Rubbing, the rendering an image by placing a sheet of paper over an object or textured surface and rubbing it with graphite or another marking agent, and frottage, a variety of rubbings executed on a single sheet that together produce imagery that is unrelated to their sources, are some of the most ancient and enduring ways of drawing. Bringing together a diverse yet singularly focused selection of rubbings and frottages, this publication is the first devoted to these versatile techniques. The works included span a century and a half and range from tombstone rubbings to Surrealist drawings to contemporary conceptual experiments.

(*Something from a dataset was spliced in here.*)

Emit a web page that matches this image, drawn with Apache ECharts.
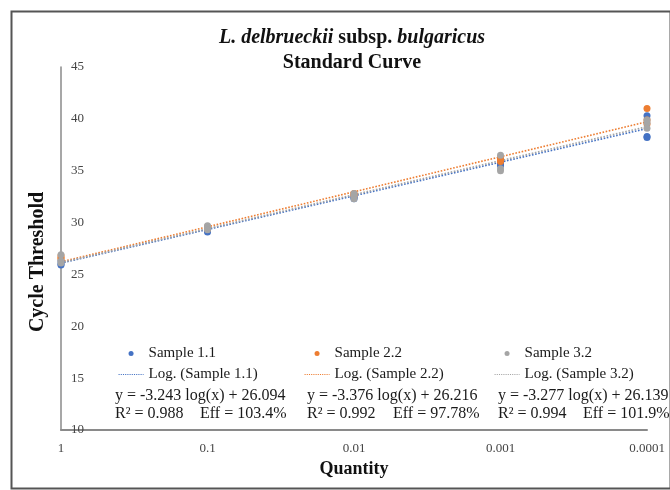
<!DOCTYPE html>
<html>
<head>
<meta charset="utf-8">
<script src="https://cdn.jsdelivr.net/npm/echarts@6/dist/echarts.min.js"></script>
<style>
  html, body { margin: 0; padding: 0; background: #ffffff; }
  #chart { width: 670px; height: 490px; }
</style>
</head>
<body>
<div id="chart"></div>
<script>
// Dilution series (template quantity) and their tick labels
const quantities = [1, 0.1, 0.01, 0.001, 0.0001];
const quantityLabels = ['1', '0.1', '0.01', '0.001', '0.0001'];

const sampleNames = ['Sample 1.1', 'Sample 2.2', 'Sample 3.2'];
const trendNames = ['Log. (Sample 1.1)', 'Log. (Sample 2.2)', 'Log. (Sample 3.2)'];

// Ct replicates per dilution (rows follow `quantities`)
const ctSample11 = [
  [26.0, 26.3, 25.9],
  [29.2, 29.4, 29.1],
  [32.4, 32.5, 32.3],
  [35.5, 35.8, 35.6],
  [40.3, 38.3, 38.2]
];
const ctSample22 = [
  [26.5, 26.8, 26.6],
  [29.5, 29.6, 29.4],
  [32.7, 32.8, 32.6],
  [35.9, 36.2, 36.0],
  [41.0, 39.9, 39.5]
];
const ctSample32 = [
  [26.3, 26.9, 26.1],
  [29.7, 29.5, 29.3],
  [32.6, 32.3, 32.8],
  [36.5, 35.2, 35.0],
  [39.6, 39.1, 39.9]
];

// Logarithmic fit parameters: Ct = slope * log(x) + intercept
const slopes = [-3.243, -3.376, -3.277];
const intercepts = [26.094, 26.216, 26.139];
const equationTexts = [
  'y = -3.243 log(x) + 26.094',
  'y = -3.376 log(x) + 26.216',
  'y = -3.277 log(x) + 26.139'
];
const r2Texts = ['R\u00B2 = 0.988', 'R\u00B2 = 0.992', 'R\u00B2 = 0.994'];
const effTexts = ['Eff = 103.4%', 'Eff = 97.78%', 'Eff = 101.9%'];

const colors = ['#4472C4', '#ED7D31', '#A5A5A5'];
const serif = '"Liberation Serif", "DejaVu Serif", serif';

const ctSets = [ctSample11, ctSample22, ctSample32];

function scatterPoints(ct) {
  const pts = [];
  ct.forEach((reps, i) => reps.forEach(v => pts.push([quantities[i], v])));
  return pts;
}

function fitLine(k) {
  const xs = [quantities[0], quantities[quantities.length - 1]];
  return xs.map(x => [x, slopes[k] * Math.log10(x) + intercepts[k]]);
}

const series = [];
for (let k = 0; k < 3; k++) {
  series.push({
    name: trendNames[k],
    type: 'line',
    data: fitLine(k),
    symbol: 'none',
    showSymbol: false,
    z: 2,
    lineStyle: { color: colors[k], width: 1.6, type: 'dotted' },
    itemStyle: { color: colors[k] }
  });
}
for (let k = 0; k < 3; k++) {
  series.push({
    name: sampleNames[k],
    type: 'scatter',
    data: scatterPoints(ctSets[k]),
    symbol: 'circle',
    symbolSize: 7,
    clip: false,
    z: 3,
    itemStyle: { color: colors[k], opacity: 1 }
  });
}

// legend columns: dot entry above trendline entry
const legendLefts = [118, 304, 494];
const legends = legendLefts.map((left, k) => ({
  orient: 'vertical',
  left: left,
  top: 346,
  padding: 0,
  itemWidth: 25,
  itemHeight: 5,
  itemGap: 6,
  selectedMode: false,
  lineStyle: { width: 1.1 },
  textStyle: { fontFamily: serif, fontSize: 15, color: '#1a1a1a' },
  data: [
    { name: sampleNames[k], icon: 'circle' },
    { name: trendNames[k], itemStyle: { opacity: 0 } }
  ]
}));

// regression equation blocks under each legend column
const eqLefts = [115, 307, 498];
const effLefts = [200, 393, 583];
const graphics = [];
for (let k = 0; k < 3; k++) {
  graphics.push({
    type: 'text', left: eqLefts[k], top: 388, z: 10,
    style: { text: equationTexts[k], font: '16px ' + serif, fill: '#1a1a1a' }
  });
  graphics.push({
    type: 'text', left: eqLefts[k], top: 406, z: 10,
    style: { text: r2Texts[k], font: '16px ' + serif, fill: '#1a1a1a' }
  });
  graphics.push({
    type: 'text', left: effLefts[k], top: 406, z: 10,
    style: { text: effTexts[k], font: '16px ' + serif, fill: '#1a1a1a' }
  });
}
// vertical axis title
graphics.push({
  type: 'text', x: 38, y: 262, rotation: Math.PI / 2, z: 10,
  style: {
    text: 'Cycle Threshold', font: 'bold 20px ' + serif, fill: '#111',
    align: 'center', verticalAlign: 'middle'
  }
});
// outer chart frame
graphics.push({
  type: 'rect', left: 9, top: 9, z: 0,
  shape: { width: 659, height: 477 },
  style: { fill: 'none', stroke: '#555', lineWidth: 2 }
});

const chart = echarts.init(document.getElementById('chart'), null, { renderer: 'canvas' });
chart.setOption({
  animation: false,
  backgroundColor: '#ffffff',
  title: {
    left: 347,
    top: 20,
    textAlign: 'center',
    text: '{i|L. delbrueckii} {b|subsp.} {i|bulgaricus}\n{b|Standard Curve}',
    textStyle: {
      rich: {
        i: { fontFamily: serif, fontSize: 20, fontStyle: 'italic', fontWeight: 'bold', color: '#111', lineHeight: 25 },
        b: { fontFamily: serif, fontSize: 20, fontWeight: 'bold', color: '#111', lineHeight: 25 }
      }
    }
  },
  legend: legends,
  grid: { left: 61, right: 23, top: 67, bottom: 60, containLabel: false },
  xAxis: {
    type: 'log',
    logBase: 10,
    min: 0.0001,
    max: 1,
    inverse: true,
    name: 'Quantity',
    nameLocation: 'middle',
    nameGap: 28,
    nameTextStyle: { fontFamily: serif, fontSize: 18, fontWeight: 'bold', color: '#111' },
    axisLine: { show: true, lineStyle: { color: '#8a8a8a', width: 2 } },
    axisTick: { show: false },
    splitLine: { show: false },
    axisLabel: {
      margin: 12,
      fontFamily: serif,
      fontSize: 13,
      color: '#444',
      formatter: v => quantityLabels[Math.round(-Math.log10(v))]
    }
  },
  yAxis: {
    type: 'value',
    min: 10,
    max: 45,
    interval: 5,
    axisLine: { show: true, lineStyle: { color: '#8a8a8a', width: 1.5 } },
    axisTick: { show: false },
    splitLine: { show: false },
    axisLabel: { inside: true, margin: 10, fontFamily: serif, fontSize: 13, color: '#444' }
  },
  graphic: graphics,
  series: series
});
</script>
</body>
</html>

Frottages and rubbings by household names like Louise Bourgeois, Max Ernst, and Henri Michaux are presented alongside those of lesser-known artists such as Eileen Agar, Jennifer Bornstein, and Jindřich Štýrský. Though varied in concept and character, all of these works have an intrinsically evanescent and fugitive character; they are connected not only by technique but by their representation of the invisible.
About the Author
Allegra Pesenti is a drawings specialist and curator at large for the Menil Drawing Institute (MDI). She has previously served as the chief curator of the MDI; as curator at the UCLA Grunwald Center for the Graphic Arts, Hammer Museum, Los Angeles; and as assistant curator of drawings at the Getty Museum, Santa Monica, CA. She holds a doctorate from the Courtauld Institute of Art.